Required task –
Show every line containing "chart" by copying it.

Information supplied –
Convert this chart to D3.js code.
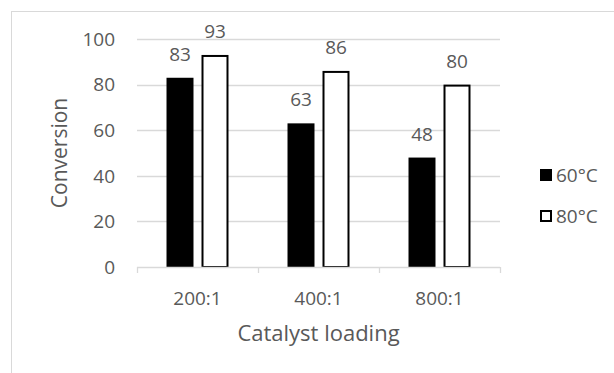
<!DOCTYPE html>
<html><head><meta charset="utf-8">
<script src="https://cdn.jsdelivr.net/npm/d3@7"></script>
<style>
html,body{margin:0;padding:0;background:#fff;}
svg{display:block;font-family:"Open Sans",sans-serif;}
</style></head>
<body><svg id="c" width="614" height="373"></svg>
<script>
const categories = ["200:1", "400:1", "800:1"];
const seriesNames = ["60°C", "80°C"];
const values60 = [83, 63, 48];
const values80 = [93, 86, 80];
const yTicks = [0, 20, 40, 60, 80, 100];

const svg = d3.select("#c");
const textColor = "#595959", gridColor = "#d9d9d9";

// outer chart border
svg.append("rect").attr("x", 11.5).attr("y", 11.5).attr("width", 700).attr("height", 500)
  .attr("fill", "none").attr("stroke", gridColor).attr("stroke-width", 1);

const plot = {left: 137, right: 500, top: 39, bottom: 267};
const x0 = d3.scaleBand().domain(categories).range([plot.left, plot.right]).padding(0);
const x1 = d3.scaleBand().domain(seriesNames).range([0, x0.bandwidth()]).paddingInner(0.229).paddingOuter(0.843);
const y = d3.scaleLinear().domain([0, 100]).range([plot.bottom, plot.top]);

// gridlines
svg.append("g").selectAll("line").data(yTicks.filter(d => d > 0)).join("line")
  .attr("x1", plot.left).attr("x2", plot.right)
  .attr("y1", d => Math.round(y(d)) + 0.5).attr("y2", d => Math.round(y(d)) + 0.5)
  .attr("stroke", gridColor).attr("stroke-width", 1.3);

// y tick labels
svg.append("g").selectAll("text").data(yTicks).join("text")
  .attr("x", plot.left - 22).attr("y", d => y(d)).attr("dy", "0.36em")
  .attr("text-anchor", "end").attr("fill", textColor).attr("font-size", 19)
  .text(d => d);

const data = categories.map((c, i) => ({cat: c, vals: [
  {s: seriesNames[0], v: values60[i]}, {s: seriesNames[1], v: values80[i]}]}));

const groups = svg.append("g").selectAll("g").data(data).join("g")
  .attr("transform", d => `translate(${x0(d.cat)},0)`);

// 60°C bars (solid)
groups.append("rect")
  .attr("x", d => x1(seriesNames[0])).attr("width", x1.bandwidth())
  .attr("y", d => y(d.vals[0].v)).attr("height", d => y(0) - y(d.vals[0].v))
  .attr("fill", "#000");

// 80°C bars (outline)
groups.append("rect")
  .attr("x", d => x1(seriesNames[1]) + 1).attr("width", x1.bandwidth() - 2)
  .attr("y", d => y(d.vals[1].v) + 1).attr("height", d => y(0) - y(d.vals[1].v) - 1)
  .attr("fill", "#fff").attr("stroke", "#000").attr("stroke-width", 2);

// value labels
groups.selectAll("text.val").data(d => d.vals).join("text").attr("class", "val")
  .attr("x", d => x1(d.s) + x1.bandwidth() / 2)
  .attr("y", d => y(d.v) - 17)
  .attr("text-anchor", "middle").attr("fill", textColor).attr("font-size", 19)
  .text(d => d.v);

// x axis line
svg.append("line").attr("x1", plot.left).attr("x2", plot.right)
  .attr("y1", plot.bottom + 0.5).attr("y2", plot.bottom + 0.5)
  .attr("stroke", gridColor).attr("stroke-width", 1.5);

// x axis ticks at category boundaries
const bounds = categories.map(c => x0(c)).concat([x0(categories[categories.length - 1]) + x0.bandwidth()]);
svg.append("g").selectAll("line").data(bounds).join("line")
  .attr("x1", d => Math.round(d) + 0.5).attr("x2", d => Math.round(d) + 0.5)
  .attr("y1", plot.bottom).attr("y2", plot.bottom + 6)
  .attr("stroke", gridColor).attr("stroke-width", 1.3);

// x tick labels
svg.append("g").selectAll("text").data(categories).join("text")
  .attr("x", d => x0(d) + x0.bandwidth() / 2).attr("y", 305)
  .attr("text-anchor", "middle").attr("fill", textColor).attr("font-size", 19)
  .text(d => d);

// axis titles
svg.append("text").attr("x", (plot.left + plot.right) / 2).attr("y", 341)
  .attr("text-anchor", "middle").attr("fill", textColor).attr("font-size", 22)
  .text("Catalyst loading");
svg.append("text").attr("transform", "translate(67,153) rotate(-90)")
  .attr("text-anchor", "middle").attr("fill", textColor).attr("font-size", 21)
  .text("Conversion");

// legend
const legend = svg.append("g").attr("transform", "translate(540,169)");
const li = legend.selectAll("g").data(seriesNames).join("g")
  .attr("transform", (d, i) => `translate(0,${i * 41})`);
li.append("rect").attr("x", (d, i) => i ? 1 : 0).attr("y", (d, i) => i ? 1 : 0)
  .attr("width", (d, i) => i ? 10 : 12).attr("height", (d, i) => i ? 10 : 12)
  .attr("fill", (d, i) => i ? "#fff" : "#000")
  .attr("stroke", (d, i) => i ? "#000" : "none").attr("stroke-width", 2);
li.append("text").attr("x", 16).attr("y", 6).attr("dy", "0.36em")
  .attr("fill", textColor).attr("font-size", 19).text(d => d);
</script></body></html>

Output of the exercise –
Convert this chart to D3.js code.
// outer chart border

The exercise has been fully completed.